In recent weeks, bank stocks have been on a tear. The Federal Reserve signaled an intention to stop rate hikes, and many believe rate cuts will soon be on the horizon. That should help banks underwrite more loans at more affordable interest rates.

The recent rally pushed up valuations quickly, but a few bargains remain, like Citigroup (C 0.73%) and HDFC Bank (HDB -0.48%), which trade at deep discounts to their peers.

This stock is under the radar

Have you ever heard of HDFC Bank? Most people haven't, even though its market cap is bigger than that of Citigroup, the next stock on this list.

HDFC flies under the radar because most of its business is based in India, the world's fifth-largest economy with a population of 1.4 billion people. Last year, it overtook China as the world's most populous country.  HDFC rode this population boom for decades. In 2014, its market cap was around $30 billion. Today, the company is worth more than $135 billion, a sizable increase over such a short period of time.

HDB Market Cap Chart
HDB Market Cap data by YCharts.

Over the past month, however, while other bank stocks have been rallying, HDFC shares slumped by nearly 20%, shedding $30 billion in market value. What's going on?

In mid-2023, the bank merged with India's largest mortgage lender, the similarly named Housing Development Finance Corporation. The merger created the world's fourth-largest bank, providing huge economies of scale.  Only 30% of the mortgage clients have a bank account with HDFC, while only 2% of the banking customers have a mortgage through the Housing Development Finance Corporation. There should be plenty of opportunity for cross-selling.

The merger was not without risk, however. Operating costs have risen, and it could take years to fully integrate each business.  Lower-than-expected margins recently slammed the stock, but those willing to wait through the post-merger mess can buy into one of India's fastest-growing banks at a rare discount.

Citigroup remains a true bargain

When Warren Buffett puts billions of dollars to work, it usually pays to listen. In early 2022, the Oracle of Omaha purchased $3 billion of Citigroup stock, appearing to bet on a turnaround plan initiated by newly inducted CEO Jane Fraser. Two years later, Buffett still owns the stock. Should you join him?

Many investors remember Citigroup as one of a handful of banks that required a bailout from the U.S. government during the 2008 financial meltdown. The company has been trying to shed that reputation for over a decade, but the market remains hesitant to forgive.

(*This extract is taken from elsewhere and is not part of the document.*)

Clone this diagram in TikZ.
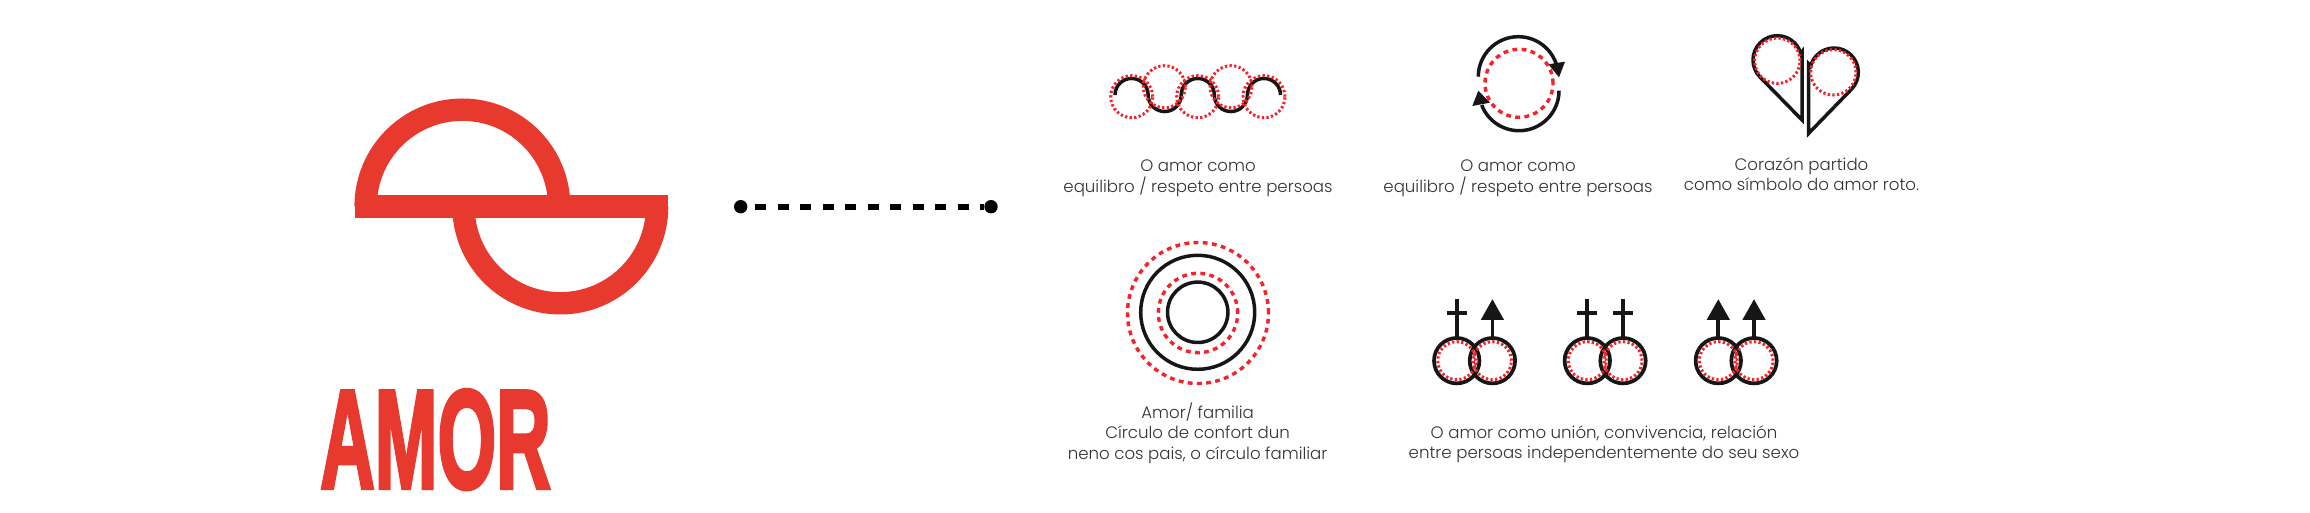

On a price-to-book basis -- a very useful metric that reveals how much an investor must pay for a bank's assets -- Citigroup stock trades at a multiple of just 0.55.  That means the market is only willing to pay 55 cents on the dollar for the bank's assets. HDFC Bank, in comparison, trades at a price-to-book multiple of 2.6.  To be fair, HDFC has a much stronger history of growth over the past decade compared to Citigroup, but the gap in valuation highlights how little the market believes in Citigroup's prospects.

Is paying 55 cents on the dollar for Citigroup's assets as big a bargain as Buffett seems to think? There is one major reason to be bullish.

After years of painful restructuring, Citigroup finally appears poised for a return to normal. Over her tenure, Fraser has greatly streamlined the bank's international operations in an attempt to cut costs and become more responsive to market opportunities. Management layers, for example, have been cut from 13 to just eight, with many now reporting directly to Fraser.

This transformation wasn't easy. It required thousands of early buyout packages and one-time costs that bloated the bank's income statement, reducing Citigroup's profitability versus its peers'.  Good things, however, often come to those who wait. Fraser expects most of the restructuring efforts to conclude early this year, with the hard-won cost savings finally resulting in increased profitability.

Will Citigroup finally succeed where it has failed before? That remains to be seen, but as Buffett's investment shows, the current valuation is too good for many to pass up.